Radar, the Royal Association for the Disabled and Rehabilitated, guessed at 800,000 but it was candid enough to say that it wasn't sure, and that the figure probably included hundreds of thousands who were terminally ill, old, or had illnesses or disabilities that would prevent them from going to restaurants in any case.

numbers of disabled

None the wiser, I turned to five of my friends with restaurants that boast modern facilities for the disabled, and asked how many wheelchair customers they attracted in a year. Answers varied from none to about three dozen.

Let's go wild, then, and imagine my new restaurant serving one wheelchair-bound person each day for the term of my lease. The cost to me each time a disabled person showed up for a meal would be £450. Money well spent? I wonder.

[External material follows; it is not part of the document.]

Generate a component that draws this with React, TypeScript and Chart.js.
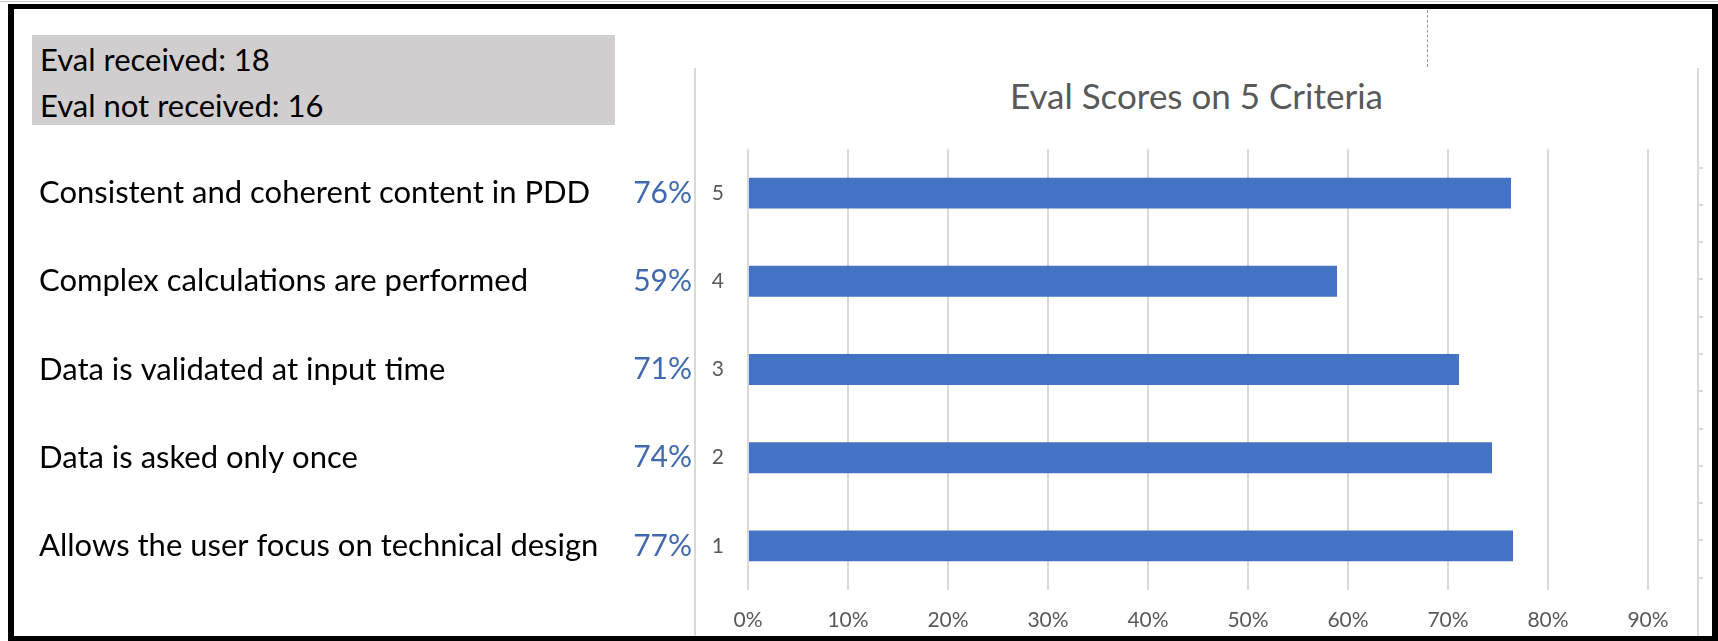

In 1996, the then-Conservative government passed the Disability Discrimination Act, which makes it an offence for service providers to discriminate against customers on the grounds of disability.

Do you suppose that, before they passed the act, they did a cost-benefit analysis to determine the real costs to businesses that are expected to comply with the law? I couldn't possibly comment.

However, if government nevertheless maintains that it is worth the cost of assisting the wheelchair-disabled to lead as normal a life as possible, then why shouldn't taxpayers collectively shoulder the financial burden in the form of a rise in taxes of 1% or 2%, rather than over-burden individual enterprises that will never see a return on their investments, and perhaps even lead them to premature insolvency?

Moreover, what good is it to force restaurateurs to provide for the disabled before adapting public transport appropriately to allow them to make their way to these establishments in the first place?

The Government has put the cart before the horse. Lack of suitable public transport is probably the real reason why so few restaurants attract significant wheelchair custom.

Because, I suppose, they are the most obvious symbol of disability, officialdom seems preoccupied by those in wheelchairs, often to the exclusion of other disabled groups that also need attention.

Disability in law is defined as a physical or mental impairment which has a substantial long-term effect on a person's ability to carry out day-to-day activities normally. The numbers of the deaf, deaf-mute, blind or psychiatrically impaired (such as manic depressives or schizophrenics) probably far outnumber those in wheelchairs.

Fraction of the cost

Shouldn't we perhaps be asked to have all our menus in Braille, and keep on hand staff who know sign language? Crazy as it may at first seem, something like this might help a large number of the disabled to a better quality of life at a fraction of the cost of providing wheelchair access.

But, as many of us recognise, government is not really into helping people as much as it is into gesture politics that tend to make those in office look good.

Am I a fool to voice publicly what I know many of us in the service business think privately? I hope not. In the USA, the lobbying force of special interests groups, such as those for the disabled, is so powerful as to render intelligent public debate on any sensitive issue such as this totally taboo.

In fact, if I were publishing this article in the USA, I would guess that the day after publication my restaurants would have enough wheelchair pickets demonstrating outside to kill off my business.

I don't think that will happen here because I sense that we still allow people the freedom to say the unsayable and think the unthinkable in the interests of genuine public debate. I hope I'm right.